US-South Korean forces here are known as the "trip wire" against a North attack. But given a million-man North Korean Army, soldiers here call themselves "a speed bump." Most US forces are now pulled back from the frontlines so as not to be provocative. Those here say the experience is "intense," according to one GI.

"Ready to fight tonight," the motto of the GIs here, has suddenly taken on a different meaning, though as Secretary of State Colin Powell said two weeks ago in Seoul, "We have no plans to invade ... no armies are on the march ... the US is not on the verge of conflict." Yesterday, US and ROK troops conducted annual joint military exercises in South Korea.
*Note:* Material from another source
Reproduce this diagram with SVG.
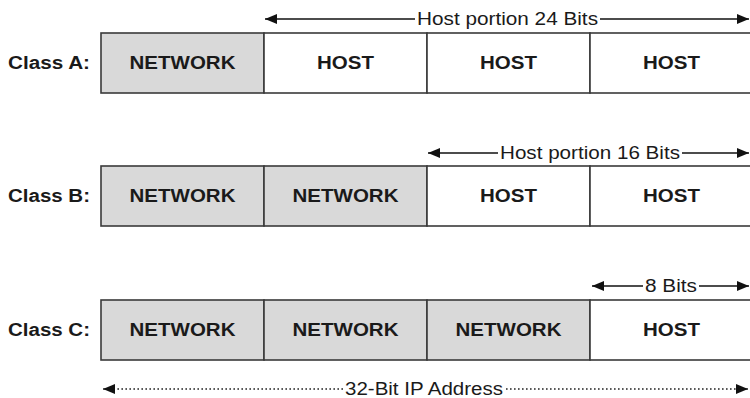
<svg xmlns="http://www.w3.org/2000/svg" width="750" height="398" viewBox="0 0 750 398">
<defs>
<marker id="ah" viewBox="0 0 12 10" refX="12" refY="5" markerWidth="13" markerHeight="10" markerUnits="userSpaceOnUse" orient="auto-start-reverse"><path d="M0,0 L12,5 L0,10 z" fill="#111"/></marker>
<style>
text{font-family:"Liberation Sans",Arial,sans-serif;font-size:18px;fill:#1a1a1a}
.b{font-weight:bold}
.lab{font-weight:bold}
.net{fill:#d9d9d9;stroke:#3a3a3a;stroke-width:1.6}
.host{fill:#fff;stroke:#3a3a3a;stroke-width:1.6}
.c{text-anchor:middle}
.ln{stroke:#111;stroke-width:1.3;fill:none}
.dot{stroke:#222;stroke-width:1.6;fill:none;stroke-dasharray:1.6 2.4}
</style>
</defs>
<rect width="750" height="398" fill="#fff"/>
<g id="rowA">
<text class="lab" x="8" y="69" textLength="82" lengthAdjust="spacingAndGlyphs">Class A:</text>
<g id="A1"><rect class="net" x="101" y="33" width="163" height="60"/><text class="b c" x="182.5" y="69" textLength="106" lengthAdjust="spacingAndGlyphs">NETWORK</text></g>
<g id="A2"><rect class="host" x="264" y="33" width="163" height="60"/><text class="b c" x="345.5" y="69" textLength="57" lengthAdjust="spacingAndGlyphs">HOST</text></g>
<g id="A3"><rect class="host" x="427" y="33" width="163" height="60"/><text class="b c" x="508.5" y="69" textLength="57" lengthAdjust="spacingAndGlyphs">HOST</text></g>
<g id="A4"><rect class="host" x="590" y="33" width="163" height="60"/><text class="b c" x="671.5" y="69" textLength="57" lengthAdjust="spacingAndGlyphs">HOST</text></g>
</g>
<g id="rowB">
<text class="lab" x="8" y="202" textLength="82" lengthAdjust="spacingAndGlyphs">Class B:</text>
<g id="B1"><rect class="net" x="101" y="166" width="163" height="60"/><text class="b c" x="182.5" y="202" textLength="106" lengthAdjust="spacingAndGlyphs">NETWORK</text></g>
<g id="B2"><rect class="net" x="264" y="166" width="163" height="60"/><text class="b c" x="345.5" y="202" textLength="106" lengthAdjust="spacingAndGlyphs">NETWORK</text></g>
<g id="B3"><rect class="host" x="427" y="166" width="163" height="60"/><text class="b c" x="508.5" y="202" textLength="57" lengthAdjust="spacingAndGlyphs">HOST</text></g>
<g id="B4"><rect class="host" x="590" y="166" width="163" height="60"/><text class="b c" x="671.5" y="202" textLength="57" lengthAdjust="spacingAndGlyphs">HOST</text></g>
</g>
<g id="rowC">
<text class="lab" x="8" y="336" textLength="82" lengthAdjust="spacingAndGlyphs">Class C:</text>
<g id="C1"><rect class="net" x="101" y="300" width="163" height="60"/><text class="b c" x="182.5" y="336" textLength="106" lengthAdjust="spacingAndGlyphs">NETWORK</text></g>
<g id="C2"><rect class="net" x="264" y="300" width="163" height="60"/><text class="b c" x="345.5" y="336" textLength="106" lengthAdjust="spacingAndGlyphs">NETWORK</text></g>
<g id="C3"><rect class="net" x="427" y="300" width="163" height="60"/><text class="b c" x="508.5" y="336" textLength="106" lengthAdjust="spacingAndGlyphs">NETWORK</text></g>
<g id="C4"><rect class="host" x="590" y="300" width="163" height="60"/><text class="b c" x="671.5" y="336" textLength="57" lengthAdjust="spacingAndGlyphs">HOST</text></g>
</g>
<g id="connectors">
<path class="ln" d="M415,19 H265" marker-end="url(#ah)"/>
<path class="ln" d="M600,19 H749" marker-end="url(#ah)"/>
<text class="c" x="507.5" y="25" textLength="181" lengthAdjust="spacingAndGlyphs">Host portion 24 Bits</text>
<path class="ln" d="M498,153 H428" marker-end="url(#ah)"/>
<path class="ln" d="M682,153 H749" marker-end="url(#ah)"/>
<text class="c" x="590" y="159" textLength="180" lengthAdjust="spacingAndGlyphs">Host portion 16 Bits</text>
<path class="ln" d="M643,286 H592" marker-end="url(#ah)"/>
<path class="ln" d="M699,286 H749" marker-end="url(#ah)"/>
<text class="c" x="671" y="292" textLength="52" lengthAdjust="spacingAndGlyphs">8 Bits</text>
<path class="dot" d="M343,389 H114"/>
<path class="ln" d="M115,389 H103" marker-end="url(#ah)" stroke-width="0.5"/>
<path class="dot" d="M506,389 H736"/>
<path class="ln" d="M736,389 H748" marker-end="url(#ah)" stroke-width="0.5"/>
<text class="c" x="424" y="395" textLength="158" lengthAdjust="spacingAndGlyphs">32-Bit IP Address</text>
</g>
</svg>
"We are very concerned and worried," says a South Korean guard on the line who gives his name as Shin Moon. "We are watching the other side very closely. We just pray this turns out all right."

Adding to the unusual atmosphere are all the tour buses. The DMZ in recent years has become a commercial enterprise. The stretch of DMZ near Seoul is dotted with museums, full-scale models of the joint security area, deserted train stations, shrines to the dream of eventual unification, and observatories with high-powered telescopes that magnify the world on the other side, including "propaganda village," an empty town in North Korea where speakers blast praises to Kim six hours a day.

Imjingak, a border town built for refugees from the war, is one not-so-subtle tourist haven. Buses lumber past a soaring concrete monument to 17 South Korean diplomats blown up in Rangoon in 1983, an act often thought to be Kim's first major operation. They park next to "freedom bridge," where 13,000 Korean POWs returned home after the war. A few yards away is an amusement park with a Ferris wheel and a carousel in Candyland colors. Giggling Japanese teens wearing platform shoes snap photos and cruise through a souvenir shop peddling binoculars, toy guns, and Arnold Palmer golf towels. Published regulations at the DMZ rule out tank tops, sandals, military garb, shorts, or anything tight fitting. "Untidy hair" is out, so is denim - though if the rules were kept, half the tourists would be turned back.

Less than a mile north lies the "third infiltration tunnel." Visitors don white plastic helmets and descend 1,000 feet below the surface on a cramped tram to a dripping wet cavity bored out by the North and discovered by the South in 1978. The North is thought to have dug 20 tunnels under the DMZ capable of sending thousands of commandos per hour into the South; so far only four tunnels have been found. Upstairs, a new museum at Tunnel 3 features a DMZ panorama with life-sized soldiers peering through nettles on a spy mission, as stuffed deer, otters, and other wildlife surround them.

Indeed, the ecosystem has long been a way to see the bright side of things in the DMZ. The zone is a verdant natural wildlife preserve, a refuge for the rare red-crowned Manchurian cranes. "If the flowers and birds can live in harmony in the DMZ," a multimedia film asks touchingly, "Why can't we?" A Korean War photo essay on the wall just outside the museum theater offers an indirectly more pessimistic answer, with one panel reading, "Finally, after 765 talks between the North and South, an armistice was signed."

DMZ facts

Dimensions

• 151 miles long and two-and-half-miles wide (on average)

• Encompasses about 5 percent of the Korean peninsula.

Troops along DMZ

• 37,000 Americans

• 600,000 South Korean soldiers and 1,024 police who man 114 guard posts

• 1 million North Koreans

Landmarks

• World's tallest flagpole (525 ft.) on North Korean side.

• Two "unification" villages. Inhabitants of the South Korean village, Tao Song Dong, are required to be either original residents or direct descendants of the villagers who resided there at the time the armistice was signed in 1953.

Hostilities

• More than 50 military incidents along DMZ and the coast since 1953 have left 677 dead, including 62 Americans.

Nature Haven

• Undisturbed by people, endangered cranes, deer, tigers, and leopards thrive.